Rome est dans Rome
Nous commençons à publier dans ce numéro une série d’articles et de points de vue destinés à alimenter le débat en vue des prochaines élections européennes. En raison du bras de fer qui oppose actuellement la Commission Juncker et le gouvernement italien, il nous a paru intéressant d’évoquer en premier lieu la situation de nos amis transalpins.
Ceux qui pressentaient, au printemps dernier, que les changements politiques à Rome allaient profondément secouer l’Europe avaient vu juste. Après s’être vigoureusement opposé à la Commission pendant tout l’été sur les questions migratoires, le gouvernement italien vient d’ouvrir un second front en présentant un budget pour 2019 qui rompt avec tous les dogmes austéritaires. Bruxelles s’est immédiatement fendu d’une lettre de rappel à l’ordre. Peine perdue : Rome n’a nulle intention de modifier son projet, en tous cas à ce stade. On imagine l’émoi des Moscovici, Juncker, Oettinger et autres Draghi !
Il est vrai que, dans la confrontation qui l’oppose à la Commission, l’équipe de Giuseppe Conte s’appuie sur quelques bons arguments. Le déficit qu’elle envisage pour 2019 est dans l’épure du Pacte de stabilité, ce qui n’est pas le cas d’autres pays, à commencer par la France. Si le niveau de sa dette publique reste élevé, l’Italie fait valoir qu’elle dispose d’un volume d’épargne privée parmi les plus élevés d’Europe, qu’elle est moins dépendante que d’autres des investisseurs étrangers et qu’elle ne présente donc aucun risque de défaut.
De là à considérer que la Commission a d’autres raisons de s’opposer à ce budget, et qu’elle cherche surtout à punir un gouvernement qui assume ouvertement sa ligne souverainiste, il n’y a qu’un pas, que Rome n’hésite pas à franchir. Tout en affichant, avec sérénité mais non sans malice, son souhait de « poursuivre le dialogue avec Bruxelles ».

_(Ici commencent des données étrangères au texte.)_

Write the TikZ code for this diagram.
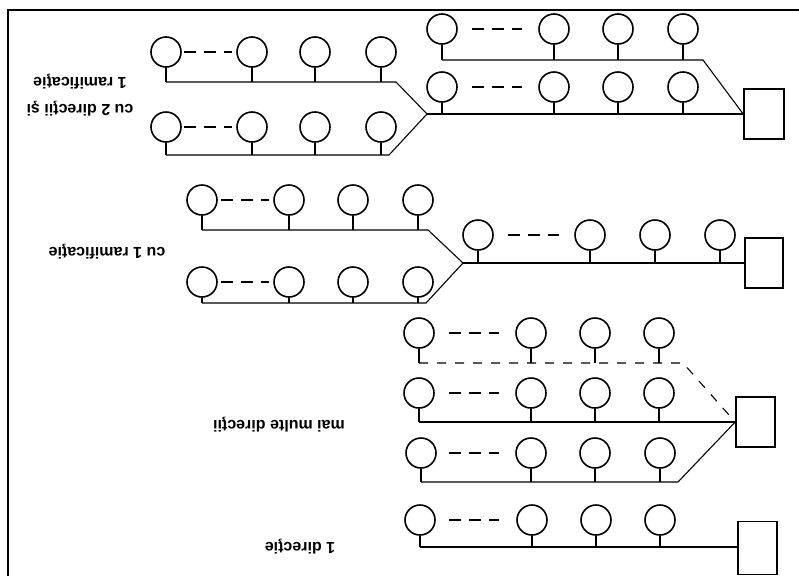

Que peut craindre en effet le gouvernement italien ? Les marges de manœuvre de la Commission sont quasiment inexistantes. A supposer qu’elle engage une procédure pour « déficit excessif », la démarche durera des mois et l’actuelle équipe Juncker n’a plus la longévité politique pour la mener à bien. D’aucuns espéraient que les marchés financiers feraient discrètement le travail, en provoquant une flambée des taux des obligations italiennes. Aucun risque à l’horizon : les investisseurs asiatiques ou américains, peu sensibles aux sirènes de Bruxelles, continuent d’acheter sans état d’âme de la dette italienne.
La Commission sait, par ailleurs, que le rapport de force avec l’Italie a changé et qu’il n’est plus nécessairement en sa faveur. La coalition au pouvoir à Rome dispose en effet d’une assise politique solide, qui s’est renforcée depuis les élections de mars dernier. Selon les derniers sondages, près de deux électeurs italiens sur trois soutiennent son action, et les partis qui la composent - la Ligue, conservatrice, et le Mouvement Cinq Étoiles, populiste – s’appuient sur une base sociale très large. L’opinion publique veut clairement tourner la page de la partitocratie et des scandales à répétition qui ont affaibli l’Etat. Elle souhaite la réussite d’un programme – réduction de la pauvreté, moindre pression fiscale sur les classes moyennes, sécurité, relance des programmes d’infrastructures – qui correspond aux aspirations profondes du pays. Ceux qui, à Paris ou à Berlin, parient sur l’éclatement de la coalition devraient y réfléchir à deux fois.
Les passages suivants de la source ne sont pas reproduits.